I wasn’t looking for a new car. I’ve loved the one I have ever since I bought it a little over two years ago. In fact, if my business sold tomorrow for a billion dollars, I wouldn’t buy a different one. I’m not a car guy, and I’m not so insecure as to feel the need to show off obscene wealth (even if I possessed it) by riding around in a Bentley. That stuff is for poor people who become famous actors or professional athletes.
Me, I just want something luxurious. A car that pays attention to every detail. Comfortable seats. A good sound system. Suspension that makes you feel like you’re floating over a cloud. And my car has all of that.
But as we sat on the tarmac at Akron Canton last week, I saw a vehicle that made me realize the one thing my car lacks: a 3,000 gallon tank. That’s why this is going to be my next car:
First of all, what I like about my SUV is being up high and having 4 wheel drive. This bad boy is way farther from the ground, and has 18 wheel drive. As far as I’m concerned, that’s 4.5x as good.

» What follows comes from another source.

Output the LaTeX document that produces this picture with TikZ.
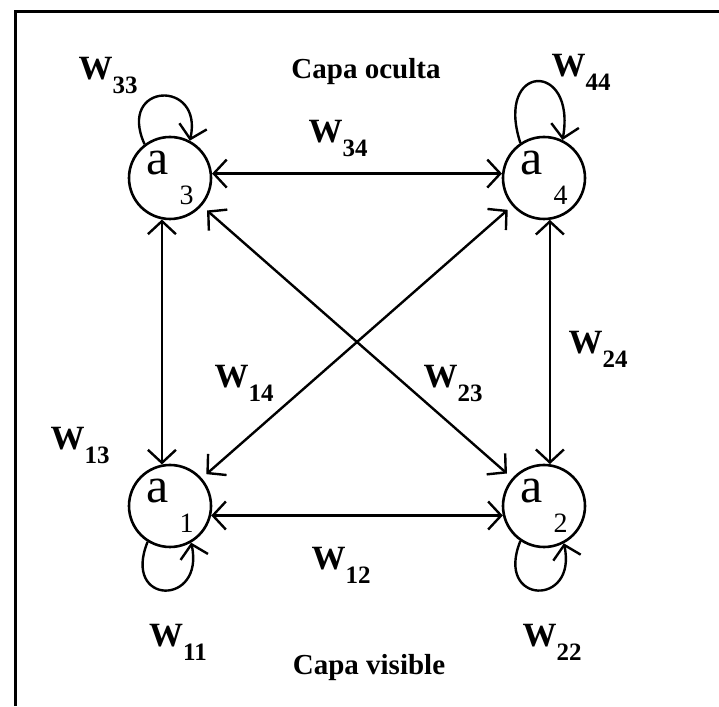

Second, what better way is there to hedge against fuel prices than to be able to buy a few years worth of it at once? Even if that sucker only gets 10 miles per gallon highway, I’m covered for the rest of the decade. When 2009 rolls around and everyone is complaining about that $11/gallon they’re spending, I’ll laughing my ass off. As little as I drive, I’ll fill it once, and by the time it’s empty we’ll all be getting to work in solar powered helicopters.

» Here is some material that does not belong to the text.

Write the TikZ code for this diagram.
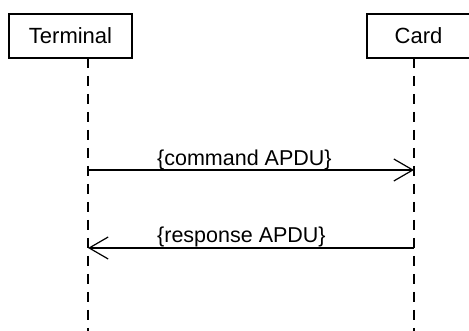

My local grocery chain (Giant Eagle) recently opened up a chain of gas stations called Get Go. They have a gimmick where when you shop at their grocery stores and use your Advantage Card (so called because it gives you the “advantage” of paying normal price for items they otherwise mark up in order to convince you to use their Advantage Card) you get discounts on gas. For every $50 you spend, you get 20 cents per gallon off.
So, the play here is obvious. I do all of my shopping there until I spend $1,000 (not hard to do, especially since gift cards to places like The Home Depot and Bed Bath and Beyond count) and get $4 per gallon off, which is still slightly above the going rate for the cheap gas. Then I park my new car outside of the Get Go until a tanker pulls up and reloads (they’ll need it). After it leaves, I wheel this bad boy up to the pump and fill ‘er up.
I figure one tank full of 87 octane would last me at least two years, so I can turn around and resell almost all of it immediately. I would make a cool $12k per load. Then I’d just go blow $1k of it on groceries (filet mignon 7 nights a week baby) and repeat.
I wonder who I’d see about getting a nav system and some Mark Levinson speakers installed in a gas tanker.